=== Supplied information ===
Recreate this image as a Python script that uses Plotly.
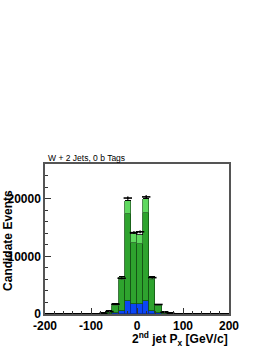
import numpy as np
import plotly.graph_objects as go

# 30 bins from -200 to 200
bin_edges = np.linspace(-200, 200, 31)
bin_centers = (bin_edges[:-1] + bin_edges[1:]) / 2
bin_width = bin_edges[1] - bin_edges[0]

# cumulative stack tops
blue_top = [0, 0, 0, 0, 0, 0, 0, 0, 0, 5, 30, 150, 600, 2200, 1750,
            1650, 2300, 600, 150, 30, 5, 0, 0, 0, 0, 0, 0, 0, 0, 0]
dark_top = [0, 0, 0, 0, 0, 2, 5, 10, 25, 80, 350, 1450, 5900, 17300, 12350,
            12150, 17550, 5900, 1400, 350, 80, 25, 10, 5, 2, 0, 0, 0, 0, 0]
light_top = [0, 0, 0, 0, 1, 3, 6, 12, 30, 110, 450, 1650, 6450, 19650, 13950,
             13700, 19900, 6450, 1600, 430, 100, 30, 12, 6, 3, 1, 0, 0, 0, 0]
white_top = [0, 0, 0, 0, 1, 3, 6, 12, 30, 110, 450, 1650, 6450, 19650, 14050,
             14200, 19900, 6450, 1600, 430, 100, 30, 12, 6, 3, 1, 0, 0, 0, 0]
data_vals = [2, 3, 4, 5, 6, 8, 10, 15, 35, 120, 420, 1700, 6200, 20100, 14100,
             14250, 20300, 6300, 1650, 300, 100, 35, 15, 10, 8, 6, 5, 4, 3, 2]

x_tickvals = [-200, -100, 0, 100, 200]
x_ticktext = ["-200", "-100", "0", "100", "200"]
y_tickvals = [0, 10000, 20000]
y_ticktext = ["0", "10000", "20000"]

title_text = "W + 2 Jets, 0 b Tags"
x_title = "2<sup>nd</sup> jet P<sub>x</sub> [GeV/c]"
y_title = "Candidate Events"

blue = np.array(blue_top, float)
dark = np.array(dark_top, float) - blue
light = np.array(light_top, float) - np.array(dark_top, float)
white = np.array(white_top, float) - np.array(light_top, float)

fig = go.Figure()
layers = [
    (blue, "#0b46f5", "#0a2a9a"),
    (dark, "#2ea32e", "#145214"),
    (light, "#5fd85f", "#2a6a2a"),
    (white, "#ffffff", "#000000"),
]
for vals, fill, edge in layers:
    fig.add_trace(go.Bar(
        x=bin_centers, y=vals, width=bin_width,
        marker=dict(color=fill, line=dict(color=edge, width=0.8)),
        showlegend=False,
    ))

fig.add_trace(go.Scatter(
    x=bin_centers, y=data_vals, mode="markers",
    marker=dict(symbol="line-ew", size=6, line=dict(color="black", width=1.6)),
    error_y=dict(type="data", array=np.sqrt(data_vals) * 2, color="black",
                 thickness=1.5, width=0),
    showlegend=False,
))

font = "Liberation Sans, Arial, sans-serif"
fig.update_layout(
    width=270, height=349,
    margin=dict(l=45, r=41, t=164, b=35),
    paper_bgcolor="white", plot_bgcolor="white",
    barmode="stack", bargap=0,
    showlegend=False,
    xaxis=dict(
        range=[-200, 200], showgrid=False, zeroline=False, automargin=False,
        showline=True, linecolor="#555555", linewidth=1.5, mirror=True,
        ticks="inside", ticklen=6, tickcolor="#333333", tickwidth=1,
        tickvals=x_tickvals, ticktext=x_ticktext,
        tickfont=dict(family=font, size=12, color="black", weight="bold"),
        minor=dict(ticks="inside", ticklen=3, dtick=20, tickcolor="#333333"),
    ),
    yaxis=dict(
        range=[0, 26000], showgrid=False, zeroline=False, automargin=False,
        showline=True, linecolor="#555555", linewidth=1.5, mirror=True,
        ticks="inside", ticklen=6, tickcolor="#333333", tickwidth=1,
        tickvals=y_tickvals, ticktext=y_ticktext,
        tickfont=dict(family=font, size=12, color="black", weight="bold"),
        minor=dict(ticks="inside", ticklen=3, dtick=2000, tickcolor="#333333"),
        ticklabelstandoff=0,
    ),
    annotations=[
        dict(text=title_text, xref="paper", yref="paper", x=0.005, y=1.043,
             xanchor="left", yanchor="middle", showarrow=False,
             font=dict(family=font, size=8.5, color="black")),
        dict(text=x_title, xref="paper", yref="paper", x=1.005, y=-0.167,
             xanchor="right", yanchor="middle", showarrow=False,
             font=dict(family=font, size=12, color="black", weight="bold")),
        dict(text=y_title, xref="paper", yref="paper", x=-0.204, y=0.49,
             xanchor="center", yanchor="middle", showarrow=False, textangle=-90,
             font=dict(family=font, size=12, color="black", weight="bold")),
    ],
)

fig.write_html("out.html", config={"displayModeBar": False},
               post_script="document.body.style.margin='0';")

=== Your objective ===
Reproduce exactly the run of lines that opens the listing and closes with the line holding "white = np.array(white_top, float)". Pictures are excluded.

=== Response to this task ===
Recreate this image as a Python script that uses Plotly.
import numpy as np
import plotly.graph_objects as go

# 30 bins from -200 to 200
bin_edges = np.linspace(-200, 200, 31)
bin_centers = (bin_edges[:-1] + bin_edges[1:]) / 2
bin_width = bin_edges[1] - bin_edges[0]

# cumulative stack tops
blue_top = [0, 0, 0, 0, 0, 0, 0, 0, 0, 5, 30, 150, 600, 2200, 1750,
            1650, 2300, 600, 150, 30, 5, 0, 0, 0, 0, 0, 0, 0, 0, 0]
dark_top = [0, 0, 0, 0, 0, 2, 5, 10, 25, 80, 350, 1450, 5900, 17300, 12350,
            12150, 17550, 5900, 1400, 350, 80, 25, 10, 5, 2, 0, 0, 0, 0, 0]
light_top = [0, 0, 0, 0, 1, 3, 6, 12, 30, 110, 450, 1650, 6450, 19650, 13950,
             13700, 19900, 6450, 1600, 430, 100, 30, 12, 6, 3, 1, 0, 0, 0, 0]
white_top = [0, 0, 0, 0, 1, 3, 6, 12, 30, 110, 450, 1650, 6450, 19650, 14050,
             14200, 19900, 6450, 1600, 430, 100, 30, 12, 6, 3, 1, 0, 0, 0, 0]
data_vals = [2, 3, 4, 5, 6, 8, 10, 15, 35, 120, 420, 1700, 6200, 20100, 14100,
             14250, 20300, 6300, 1650, 300, 100, 35, 15, 10, 8, 6, 5, 4, 3, 2]

x_tickvals = [-200, -100, 0, 100, 200]
x_ticktext = ["-200", "-100", "0", "100", "200"]
y_tickvals = [0, 10000, 20000]
y_ticktext = ["0", "10000", "20000"]

title_text = "W + 2 Jets, 0 b Tags"
x_title = "2<sup>nd</sup> jet P<sub>x</sub> [GeV/c]"
y_title = "Candidate Events"

blue = np.array(blue_top, float)
dark = np.array(dark_top, float) - blue
light = np.array(light_top, float) - np.array(dark_top, float)
white = np.array(white_top, float) - np.array(light_top, float)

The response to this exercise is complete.